The state of California could find itself in a battle with the U.S Department of Justice if voters pass Proposition 19 next month.
The proposed measure to legalize marijuana may be the most popular issue on the state's ballot.
"Proposition 19, if it passes, is going to be unconstitutional and void," said Robert Bonner, former director of the U.S. Drug Enforcement Administration. "It is a direct conflict with federal law."
Meanwhile, U.S. Attorney General Eric Holder says the Justice Department is firmly committed to enforcing the controlled substances act in all states -- even if Proposition 19 passes in the Golden State -- a position that's meeting opposition.
"I would remind the attorney general of the words of Abe Lincoln. Our government is for by the people, for the people," former San Jose Police Chief Joseph McNamara said.

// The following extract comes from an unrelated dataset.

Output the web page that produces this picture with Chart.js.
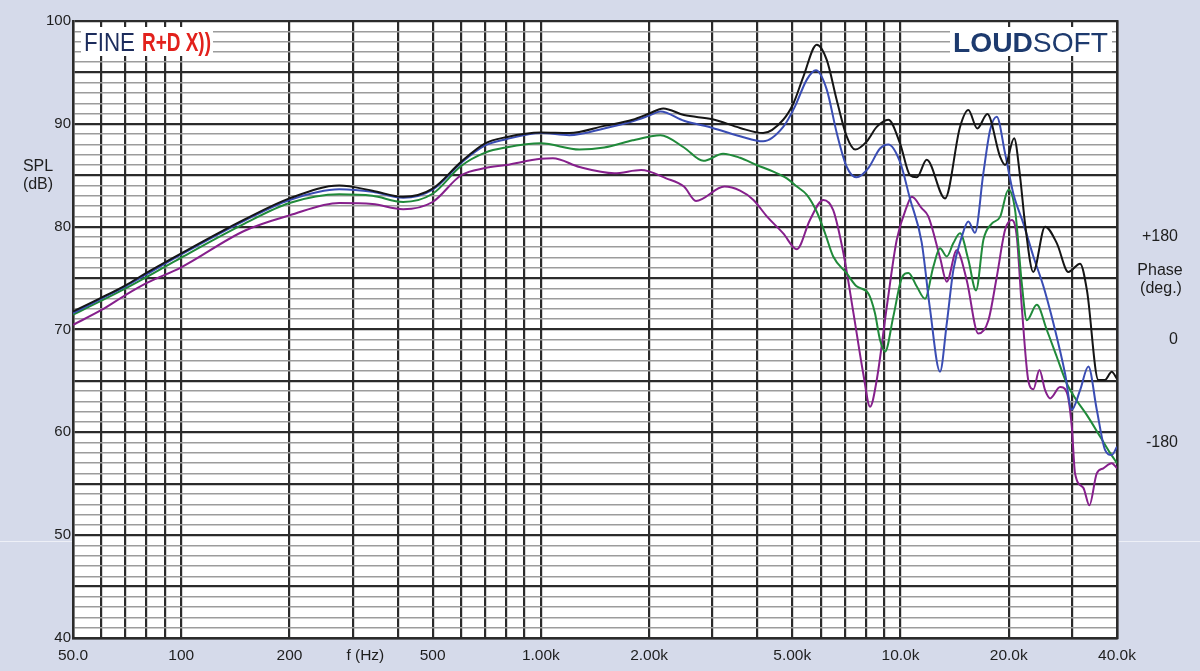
<!DOCTYPE html>
<html lang="en">
<head>
<meta charset="UTF-8">
<title>SPL response</title>
<script src="https://cdn.jsdelivr.net/npm/chart.js"></script>
<style>
  html, body { margin: 0; padding: 0; background: #d5daea; }
  #wrap { position: relative; width: 1200px; height: 671px; }
</style>
</head>
<body>
<div id="wrap"><canvas id="splChart"></canvas></div>
<script>
// measured curves, frequency in Hz and level in dB
const blackHz = [50,60,70,80,100,150,200,275,340,414,500,600,700,800,1000,1200,1500,1800,2000,2190,2500,3000,3580,4150,4720,5040,5370,5850,6240,6650,7090,7480,8060,8590,9250,9970,10630,11100,11830,13300,14640,15440,16350,17440,18920,19540,20700,21500,22200,23400,25240,27200,29300,31580,33000,35500,37050,38670,40000];
const blackDb = [71.75,73.1,74.3,75.5,77.4,80.7,82.75,84.0,83.5,82.9,83.7,86.3,88.1,88.7,89.15,89.1,89.8,90.4,91.0,91.5,90.85,90.45,89.6,89.1,90.4,92.0,94.6,97.7,96.2,92.3,88.75,87.5,88.3,89.7,90.4,88.1,85.0,84.8,86.5,82.75,89.7,91.35,89.55,90.95,86.8,86.0,88.6,84.9,80.3,75.6,80.0,78.4,75.6,76.4,73.8,65.1,65.1,65.9,65.2];

const blueHz = [50,60,70,80,100,150,200,275,340,414,500,600,700,800,1000,1200,1500,1800,2000,2150,2500,3000,3580,4150,4720,5090,5490,5820,6240,6650,7090,7550,8140,8770,9250,9970,10630,11450,12080,12880,13450,14030,14800,15440,16110,17000,17750,18520,19540,20600,21970,23420,24970,26620,28690,29940,31580,33300,35140,37050,38670,40000];
const blueDb = [71.6,73.0,74.2,75.35,77.3,80.6,82.6,83.65,83.4,82.8,83.6,86.2,87.9,88.5,89.1,88.9,89.55,90.25,90.8,91.2,90.3,89.6,88.8,88.3,89.7,91.7,94.3,95.2,93.3,89.1,85.8,84.8,85.7,87.6,88.0,86.3,82.7,78.5,72.0,65.9,70.6,75.8,79.0,80.5,79.4,85.2,89.4,90.7,87.1,83.2,80.3,77.1,74.2,70.6,65.7,62.2,64.1,66.4,62.2,58.3,57.8,58.6];

const greenHz = [50,60,70,80,100,150,200,275,340,414,500,600,700,800,1000,1280,1500,1800,2000,2150,2500,2830,3210,3580,3980,4430,4830,5150,5490,5850,6170,6500,7090,7550,8140,8490,8770,9060,9550,10080,10520,11090,11700,12340,12880,13450,14030,14640,15440,16220,17000,17940,18920,19960,20830,21740,22450,23930,25520,27200,29000,30900,32960,35890,38260,40000];
const greenDb = [71.45,72.8,74.0,75.1,77.0,80.3,82.3,83.15,83.0,82.4,83.2,85.9,87.2,87.7,88.1,87.5,87.7,88.4,88.75,88.9,87.7,86.4,87.1,86.7,86.0,85.35,84.7,83.9,83.1,81.45,79.35,77.1,75.45,74.2,73.5,71.6,69.0,67.85,71.25,75.0,75.5,74.2,73.0,76.1,77.9,77.1,78.4,79.35,76.8,73.8,78.7,80.3,80.95,83.6,81.6,74.5,70.9,72.4,69.95,67.35,64.75,63.1,61.7,59.6,58.0,57.0];

const purpleHz = [50,60,70,80,100,150,200,275,340,414,500,600,700,800,1000,1080,1280,1600,1900,2230,2500,2700,3240,3580,3900,4250,4720,5150,5600,6100,6500,6940,7400,7880,8230,8590,9160,9760,10410,10750,11450,11950,12880,13450,14330,15280,16460,17560,18520,19540,20390,21060,21740,22680,23420,24340,25240,26060,27780,29000,29940,30580,32250,33510,35140,36650,38670,40000];
const purpleDb = [70.45,71.9,73.35,74.5,76.05,79.6,81.1,82.3,82.2,81.7,82.4,85.0,85.7,86.0,86.6,86.65,85.8,85.2,85.5,84.7,83.9,82.5,83.9,83.5,82.6,81.0,79.35,77.8,80.65,82.6,81.6,77.4,71.6,65.7,62.5,65.1,72.2,78.7,81.95,82.9,81.8,81.0,77.0,74.65,77.7,74.8,69.6,70.9,75.1,79.7,80.65,79.0,72.2,65.0,64.2,66.05,64.1,63.3,64.4,63.9,60.6,56.0,54.6,52.9,56.0,56.5,57.0,56.5];

// axis ticks
const freqTicks = [50,60,70,80,90,100,200,300,325,400,500,600,700,800,900,1000,2000,3000,4000,5000,6000,7000,8000,9000,10000,20000,30000,40000];
const freqLabels = {50:'50.0',100:'100',200:'200',325:'f (Hz)',500:'500',1000:'1.00k',2000:'2.00k',5000:'5.00k',10000:'10.0k',20000:'20.0k',40000:'40.0k'};
const splTicks = [];
for (let v = 40; v <= 100; v++) splTicks.push(v);
const phaseTicks = [-180, 0, 180];

const FONT = "'Liberation Sans', Arial, sans-serif";
const DARK = '#2b2b2b';
const GRAY = '#9c9c9c';
const TEXT = '#1e1e1e';

function toPoints(hz, db) {
  return hz.map((f, i) => ({ x: f, y: db[i] }));
}

function fitText(ctx, text, x, y, width) {
  const w = ctx.measureText(text).width;
  ctx.save();
  ctx.translate(x, y);
  ctx.scale(width / w, 1);
  ctx.fillText(text, 0, 0);
  ctx.restore();
}

// paper background, white plot field, logos and axis captions
const paperPlugin = {
  id: 'paper',
  beforeDraw(chart) {
    const { ctx, chartArea: a, width, height } = chart;
    ctx.save();
    ctx.fillStyle = '#d5daea';
    ctx.fillRect(0, 0, width, height);
    const yScan = Math.round(chart.scales.y.getPixelForValue(49.45)) + 0.5;
    ctx.strokeStyle = 'rgba(255,255,255,0.6)';
    ctx.lineWidth = 1;
    ctx.beginPath();
    ctx.moveTo(0, yScan);
    ctx.lineTo(width, yScan);
    ctx.stroke();
    ctx.fillStyle = '#ffffff';
    ctx.fillRect(a.left, a.top, a.right - a.left, a.bottom - a.top);
    ctx.restore();
  },
  afterDraw(chart) {
    const { ctx, chartArea: a } = chart;
    ctx.save();

    // FINE R+D X)) logo
    ctx.fillStyle = '#ffffff';
    ctx.fillRect(a.left + 8, a.top + 6, 132, 29);
    ctx.textBaseline = 'alphabetic';
    ctx.textAlign = 'left';
    ctx.font = '25px ' + FONT;
    ctx.fillStyle = '#1c2c5c';
    fitText(ctx, 'FINE', a.left + 11, a.top + 29.5, 51);
    ctx.font = 'bold 25px ' + FONT;
    ctx.fillStyle = '#e2211c';
    fitText(ctx, 'R+D X))', a.left + 69, a.top + 29.5, 69);

    // LOUDSOFT logo
    ctx.fillStyle = '#ffffff';
    ctx.fillRect(a.right - 167, a.top + 6, 162, 29);
    ctx.font = 'bold 28px ' + FONT;
    const w1 = ctx.measureText('LOUD').width;
    ctx.font = '28px ' + FONT;
    const w2 = ctx.measureText('SOFT').width;
    const k = 155 / (w1 + w2);
    ctx.fillStyle = '#1d3a6e';
    ctx.font = 'bold 28px ' + FONT;
    fitText(ctx, 'LOUD', a.right - 164, a.top + 30.5, w1 * k);
    ctx.font = '28px ' + FONT;
    fitText(ctx, 'SOFT', a.right - 164 + w1 * k, a.top + 30.5, w2 * k);

    // axis captions
    ctx.fillStyle = TEXT;
    ctx.font = '16px ' + FONT;
    ctx.textAlign = 'center';
    ctx.textBaseline = 'middle';
    ctx.fillText('SPL', 38, 167);
    ctx.fillText('(dB)', 38, 185);
    ctx.fillText('Phase', 1160, 271);
    ctx.fillText('(deg.)', 1161, 289);
    ctx.restore();
  }
};

const lineStyle = {
  borderWidth: 2,
  pointRadius: 0,
  fill: false,
  cubicInterpolationMode: 'monotone'
};

const ctx = document.getElementById('splChart').getContext('2d');
const splChart = new Chart(ctx, {
  type: 'line',
  data: {
    datasets: [
      { label: 'black', data: toPoints(blackHz, blackDb), borderColor: '#151515', ...lineStyle },
      { label: 'blue', data: toPoints(blueHz, blueDb), borderColor: '#3a4db4', ...lineStyle },
      { label: 'green', data: toPoints(greenHz, greenDb), borderColor: '#208a3a', ...lineStyle },
      { label: 'purple', data: toPoints(purpleHz, purpleDb), borderColor: '#86208c', ...lineStyle }
    ]
  },
  options: {
    responsive: true,
    maintainAspectRatio: false,
    animation: false,
    events: [],
    layout: { padding: { top: 21, left: 0, right: 22, bottom: 0 } },
    plugins: {
      legend: { display: false },
      tooltip: { enabled: false }
    },
    scales: {
      x: {
        type: 'logarithmic',
        min: 50,
        max: 40000,
        bounds: 'data',
        afterBuildTicks: s => { s.ticks = freqTicks.map(v => ({ value: v })); },
        afterFit: s => { s.height = 33; },
        ticks: {
          autoSkip: false,
          maxRotation: 0,
          padding: 8,
          color: TEXT,
          font: { family: FONT, size: 15.5 },
          callback: v => freqLabels[v] || ''
        },
        grid: {
          drawTicks: false,
          color: c => (c.tick && c.tick.value === 325) ? 'rgba(0,0,0,0)' : DARK,
          lineWidth: 2.2
        },
        border: { display: true, color: DARK, width: 2.5 }
      },
      y: {
        type: 'linear',
        position: 'left',
        min: 40,
        max: 100,
        afterBuildTicks: s => { s.ticks = splTicks.map(v => ({ value: v })); },
        afterFit: s => { s.width = 73; },
        ticks: {
          autoSkip: false,
          padding: 2,
          color: TEXT,
          font: { family: FONT, size: 15 },
          callback: v => (v % 10 === 0 ? String(v) : '')
        },
        grid: {
          drawTicks: false,
          color: c => (c.tick && c.tick.value % 5 === 0) ? DARK : GRAY,
          lineWidth: c => (c.tick && c.tick.value % 5 === 0) ? 2.2 : 1.5
        },
        border: { display: true, color: DARK, width: 2.5 }
      },
      y2: {
        type: 'linear',
        position: 'right',
        min: -522,
        max: 558,
        afterBuildTicks: s => { s.ticks = phaseTicks.map(v => ({ value: v })); },
        afterFit: s => { s.width = 61; },
        ticks: {
          autoSkip: false,
          padding: 0,
          crossAlign: 'far',
          color: TEXT,
          font: { family: FONT, size: 16 },
          callback: v => (v > 0 ? '+' + v : String(v))
        },
        grid: { display: false, drawTicks: false },
        border: { display: true, color: DARK, width: 2.5 }
      }
    }
  },
  plugins: [paperPlugin]
});
</script>
</body>
</html>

The controversial legislation would allow adults in California to possess up to one ounce of marijuana for personal use.
Los Angeles County Sheriff Lee Baca and a number of California law enforcement officials are against the measure.
"We will continue to force the law, in partnership with the federal agencies of America," he said.

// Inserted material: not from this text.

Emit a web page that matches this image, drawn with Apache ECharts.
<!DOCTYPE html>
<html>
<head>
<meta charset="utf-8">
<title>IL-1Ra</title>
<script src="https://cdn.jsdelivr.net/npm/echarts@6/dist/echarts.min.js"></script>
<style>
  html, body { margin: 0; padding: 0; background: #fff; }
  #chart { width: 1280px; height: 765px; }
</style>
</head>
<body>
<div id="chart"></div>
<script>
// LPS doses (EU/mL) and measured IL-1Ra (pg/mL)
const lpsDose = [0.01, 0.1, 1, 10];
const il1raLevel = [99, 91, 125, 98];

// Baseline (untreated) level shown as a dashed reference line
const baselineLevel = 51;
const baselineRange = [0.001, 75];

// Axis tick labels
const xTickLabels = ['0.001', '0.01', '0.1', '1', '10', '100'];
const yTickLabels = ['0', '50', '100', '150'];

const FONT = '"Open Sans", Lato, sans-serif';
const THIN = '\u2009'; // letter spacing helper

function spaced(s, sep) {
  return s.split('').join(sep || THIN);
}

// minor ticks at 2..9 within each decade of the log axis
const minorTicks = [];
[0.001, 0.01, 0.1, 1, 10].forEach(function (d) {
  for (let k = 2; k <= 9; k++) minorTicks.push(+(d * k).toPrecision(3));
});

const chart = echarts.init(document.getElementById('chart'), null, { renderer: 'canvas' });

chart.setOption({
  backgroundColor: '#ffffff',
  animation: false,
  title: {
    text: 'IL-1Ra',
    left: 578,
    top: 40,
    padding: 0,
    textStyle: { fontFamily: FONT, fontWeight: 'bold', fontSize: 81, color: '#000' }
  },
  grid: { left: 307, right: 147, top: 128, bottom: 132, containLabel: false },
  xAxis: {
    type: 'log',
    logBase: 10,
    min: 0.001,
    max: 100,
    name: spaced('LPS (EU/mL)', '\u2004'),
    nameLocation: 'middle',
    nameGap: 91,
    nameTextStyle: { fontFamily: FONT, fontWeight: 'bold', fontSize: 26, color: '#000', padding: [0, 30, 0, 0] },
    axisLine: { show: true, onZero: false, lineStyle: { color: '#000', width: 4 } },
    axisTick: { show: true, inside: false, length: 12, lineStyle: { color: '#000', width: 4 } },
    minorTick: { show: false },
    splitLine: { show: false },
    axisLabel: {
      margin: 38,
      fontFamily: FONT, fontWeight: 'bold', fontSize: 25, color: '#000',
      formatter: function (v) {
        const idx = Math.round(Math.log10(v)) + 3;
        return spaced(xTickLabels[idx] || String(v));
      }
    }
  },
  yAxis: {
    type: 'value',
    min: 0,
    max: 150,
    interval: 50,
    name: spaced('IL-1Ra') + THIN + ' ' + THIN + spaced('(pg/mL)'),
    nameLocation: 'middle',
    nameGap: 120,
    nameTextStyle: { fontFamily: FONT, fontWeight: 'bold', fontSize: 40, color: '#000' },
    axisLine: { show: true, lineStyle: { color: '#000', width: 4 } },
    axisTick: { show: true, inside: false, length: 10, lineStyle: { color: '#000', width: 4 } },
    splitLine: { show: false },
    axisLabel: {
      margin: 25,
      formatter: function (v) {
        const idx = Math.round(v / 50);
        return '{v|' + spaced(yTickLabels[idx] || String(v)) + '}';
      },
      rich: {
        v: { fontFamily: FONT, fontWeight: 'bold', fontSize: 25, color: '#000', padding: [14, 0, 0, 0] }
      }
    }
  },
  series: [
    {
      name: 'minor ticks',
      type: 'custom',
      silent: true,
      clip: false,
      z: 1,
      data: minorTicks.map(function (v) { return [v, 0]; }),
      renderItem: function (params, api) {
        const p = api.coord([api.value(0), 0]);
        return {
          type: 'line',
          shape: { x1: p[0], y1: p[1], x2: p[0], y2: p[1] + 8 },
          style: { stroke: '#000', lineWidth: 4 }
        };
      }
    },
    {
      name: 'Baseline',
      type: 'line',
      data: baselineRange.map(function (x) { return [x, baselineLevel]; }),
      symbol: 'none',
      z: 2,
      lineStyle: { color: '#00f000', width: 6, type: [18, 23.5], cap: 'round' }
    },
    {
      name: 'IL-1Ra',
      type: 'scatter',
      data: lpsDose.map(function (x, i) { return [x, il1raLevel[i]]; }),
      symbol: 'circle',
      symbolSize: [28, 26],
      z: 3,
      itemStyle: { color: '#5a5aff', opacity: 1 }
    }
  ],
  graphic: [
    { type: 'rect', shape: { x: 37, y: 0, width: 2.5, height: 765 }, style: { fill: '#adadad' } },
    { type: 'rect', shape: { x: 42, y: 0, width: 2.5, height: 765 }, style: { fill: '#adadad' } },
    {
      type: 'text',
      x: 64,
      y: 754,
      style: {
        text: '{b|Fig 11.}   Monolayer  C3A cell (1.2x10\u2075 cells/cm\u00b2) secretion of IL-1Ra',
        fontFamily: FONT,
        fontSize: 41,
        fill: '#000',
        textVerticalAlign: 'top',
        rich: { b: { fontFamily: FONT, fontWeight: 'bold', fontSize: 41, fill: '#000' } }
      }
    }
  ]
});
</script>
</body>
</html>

However, observers say if voters pass the law, local police will have a tough time making arrests on federal law alone.
"It is difficult for the street line deputy to make arrests on federal cases. They just don't do that. As a former police officer, I can tell you I did not arrest people for federal laws," said Kyle Kazan, a Prop. 19 supporter.
Legalizing marijuana could also mean a financial windfall for the financially-strapped state as pot is California's biggest cash crop
According to some estimates, legalizing marijuana could save nearly $1 billion a year in enforcement costs and also generate $350 million in state and local tax revenue.

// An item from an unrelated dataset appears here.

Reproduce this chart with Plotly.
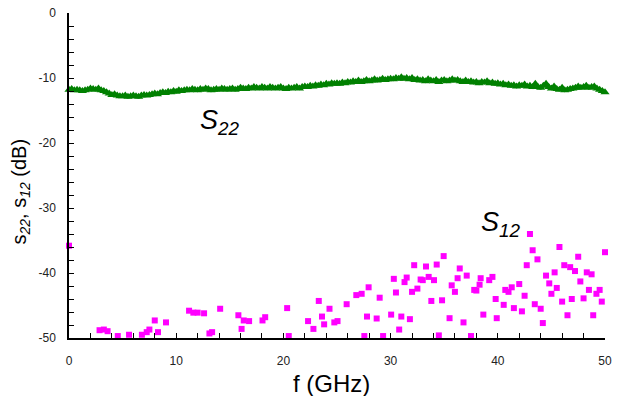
import plotly.graph_objects as go

# S22 (dB) sampled every 0.25 GHz from 0 to 50 GHz
s22_freq_step = 0.25
s22_db = [
    -11.8, -11.7, -11.9, -11.8, -11.9, -12.0, -11.9, -11.8, -11.6, -11.7, -11.8, -11.6, -11.9, -12.0, -12.2, -12.4, -12.6, -12.5, -12.7, -12.8,
    -12.8, -12.7, -12.9, -12.8, -12.7, -12.8, -12.9, -12.7, -12.6, -12.7, -12.6, -12.5, -12.4, -12.5, -12.3, -12.2, -12.3, -12.1, -12.2, -12.0,
    -12.1, -11.9, -12.0, -11.9, -11.8, -11.9, -11.7, -11.8, -11.9, -11.7, -11.8, -11.6, -11.7, -11.9, -11.8, -11.7, -11.8, -11.6, -11.7, -11.8,
    -11.7, -11.6, -11.8, -11.7, -11.5, -11.6, -11.7, -11.5, -11.6, -11.4, -11.5, -11.6, -11.4, -11.5, -11.6, -11.4, -11.5, -11.6, -11.5, -11.4,
    -11.6, -11.7, -11.5, -11.6, -11.5, -11.4, -11.6, -11.4, -11.3, -11.4, -11.2, -11.3, -11.1, -11.2, -11.0, -11.1, -10.9, -11.0, -10.8, -10.9,
    -10.8, -10.9, -10.7, -10.8, -10.6, -10.7, -10.5, -10.6, -10.4, -10.6, -10.5, -10.3, -10.5, -10.4, -10.2, -10.4, -10.3, -10.1, -10.3, -10.2,
    -10.1, -10.2, -10.0, -10.1, -9.9, -10.1, -10.0, -10.2, -10.0, -10.3, -10.2, -10.4, -10.3, -10.5, -10.2, -10.4, -10.5, -10.3, -10.6, -10.4,
    -10.3, -10.5, -10.4, -10.2, -10.4, -10.3, -10.5, -10.6, -10.4, -10.6, -10.5, -10.7, -10.6, -10.8, -10.6, -10.7, -10.5, -10.8, -10.7, -10.9,
    -10.8, -11.0, -10.9, -11.1, -11.0, -11.2, -11.1, -11.3, -11.1, -11.2, -11.0, -11.3, -11.2, -11.4, -10.9, -11.4, -11.5, -11.2, -10.9, -11.4,
    -11.6, -11.3, -11.7, -11.8, -11.5, -11.9, -11.8, -11.7, -11.6, -11.5, -11.3, -11.5, -11.4, -11.2, -11.5, -11.4, -11.3, -11.6, -11.8, -12.0,
    -12.2,
]
s22_freq = [i * s22_freq_step for i in range(len(s22_db))]

# S12 scatter points (GHz, dB)
s12_freq = [
    0.0,
    2.85, 3.25, 3.6, 4.55, 5.6, 6.8, 7.25, 7.5, 8.0, 8.3, 9.05,
    11.2, 11.6, 12.0, 12.6, 13.1, 13.35, 14.1,
    15.8, 16.1, 16.3, 16.8, 18.05, 18.3, 20.35, 20.5,
    22.3, 22.8, 23.3, 23.6, 23.8, 24.3, 24.75, 25.05, 25.9,
    26.8, 27.3, 27.55, 27.8, 27.95, 28.7, 28.98, 29.3,
    30.05, 30.3, 30.5, 30.8, 31.0, 31.3, 31.5, 31.8, 32.0, 32.2, 32.5, 32.8, 33.0, 33.3, 33.55, 33.8, 34.05, 34.3, 34.5, 34.8, 34.95,
    35.5, 35.7, 36.0, 36.25, 36.45, 36.8, 37.1, 37.5, 37.8, 38.0, 38.3, 38.4, 38.65,
    39.2, 39.5, 39.8, 39.9, 40.55, 40.7, 41.0, 41.3, 41.5, 42.0, 42.25, 42.5, 42.7, 43.0, 43.25, 43.45, 43.7, 44.0, 44.2,
    44.5, 44.8, 45.0, 45.3, 45.5, 45.75, 46.0, 46.2, 46.5, 46.75, 46.9, 47.2, 47.5, 47.7, 48.0, 48.3, 48.5, 48.75, 48.9,
    49.2, 49.5, 49.7, 50.0,
]
s12_db = [
    -35.8,
    -48.8, -48.7, -48.95, -49.7, -49.5, -49.5, -49.1, -48.7, -47.3, -49.1, -47.6,
    -45.8, -46.1, -46.1, -46.2, -49.3, -49.1, -45.5,
    -46.5, -48.6, -47.3, -47.4, -47.3, -46.8, -45.4, -49.7,
    -47.4, -48.6, -44.3, -46.7, -47.9, -45.5, -47.6, -47.4, -44.8,
    -43.4, -43.2, -49.7, -46.7, -42.2, -47.0, -43.8, -49.7,
    -46.4, -40.9, -43.0, -48.7, -46.7, -41.4, -40.7, -47.1, -42.9, -38.8, -42.4, -41.0, -41.1, -39.0, -40.6, -44.3, -41.1, -38.7, -49.6, -44.2, -37.4,
    -46.95, -41.9, -42.9, -40.8, -39.3, -47.6, -40.4, -49.7, -42.6, -42.7, -41.8, -40.8, -46.4,
    -41.1, -40.6, -44.0, -46.95, -44.9, -42.6, -42.9, -42.2, -45.4, -41.7, -45.9, -43.5, -38.8, -34.0, -36.5, -44.8, -37.9, -45.5, -47.7,
    -40.4, -41.6, -43.2, -39.9, -42.3, -36.0, -44.4, -38.8, -46.5, -39.1, -44.0, -39.7, -37.5, -41.3, -43.9, -39.9, -42.6, -40.2, -46.5,
    -43.2, -42.6, -44.4, -36.8,
]

x_ticks = [0, 10, 20, 30, 40, 50]
y_ticks = [-50, -40, -30, -20, -10, 0]

FONT = "Liberation Sans, Arial, sans-serif"

fig = go.Figure()
fig.add_trace(go.Scatter(
    x=s22_freq, y=s22_db, mode="lines+markers",
    line=dict(color="#008000", width=3.5),
    marker=dict(symbol="triangle-up", size=8, color="#008000"),
    cliponaxis=False, showlegend=False, hoverinfo="skip",
))
fig.add_trace(go.Scatter(
    x=s12_freq, y=s12_db, mode="markers",
    marker=dict(symbol="square", size=6, color="#ff00ff"),
    cliponaxis=False, showlegend=False, hoverinfo="skip",
))

axis_common = dict(
    showline=True, linecolor="black", linewidth=1.5,
    showgrid=False, zeroline=False, mirror=False,
    ticks="inside", ticklen=5, tickwidth=1, tickcolor="black",
    tickfont=dict(family=FONT, size=12, color="#222"),
)
fig.update_xaxes(
    range=[0, 50], tickvals=x_ticks, ticktext=[str(v) for v in x_ticks],
    minor=dict(ticks="inside", dtick=2, ticklen=5, tickcolor="black"),
    ticklabelstandoff=11, **axis_common,
)
fig.update_yaxes(
    range=[-50, 0], tickvals=y_ticks, ticktext=[str(v) for v in y_ticks],
    minor=dict(ticks="inside", dtick=2, ticklen=5, tickcolor="black"),
    ticklabelstandoff=9, **axis_common,
)

fig.update_layout(
    width=618, height=396,
    margin=dict(l=69, r=6.5, t=13.3, b=58.3),
    paper_bgcolor="white", plot_bgcolor="white",
    font=dict(family=FONT, color="black"),
    annotations=[
        dict(text="f (GHz)", xref="paper", yref="paper", x=0.49, y=-0.1396,
             showarrow=False, font=dict(size=24, family=FONT, color="black"),
             xanchor="center", yanchor="middle"),
        dict(text="s<sub><i>22</i></sub>, s<sub><i>12</i></sub> (dB)", xref="paper", yref="paper",
             x=-0.09, y=0.45, textangle=-90, showarrow=False,
             font=dict(size=20, family=FONT, color="black"),
             xanchor="center", yanchor="middle"),
        dict(text="<i>S</i><sub><i>22</i></sub>", xref="x", yref="y", x=12.0, y=-16.7,
             showarrow=False, font=dict(size=27, family=FONT, color="black"),
             xanchor="left", yanchor="middle"),
        dict(text="<i>S</i><sub><i>12</i></sub>", xref="x", yref="y", x=38.2, y=-32.4,
             showarrow=False, font=dict(size=27, family=FONT, color="black"),
             xanchor="left", yanchor="middle"),
    ],
)

fig.write_html("out.html")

"Marijuana is the most popular thing on the ballot. I think it's the only candidate there that has a majority," the San Francisco Chronicle's Phil Matier said.
San Jose has 80 cooperatives that sell marijuana to patients with a doctor's prescription. But legalizing the drug would take its availability to an entirely new level.
It's been 14 years since marijuana became legal with a doctor's note in California. Political analyts say Proposition 19 has a good chance of passing, which is not good news for the Obama administration.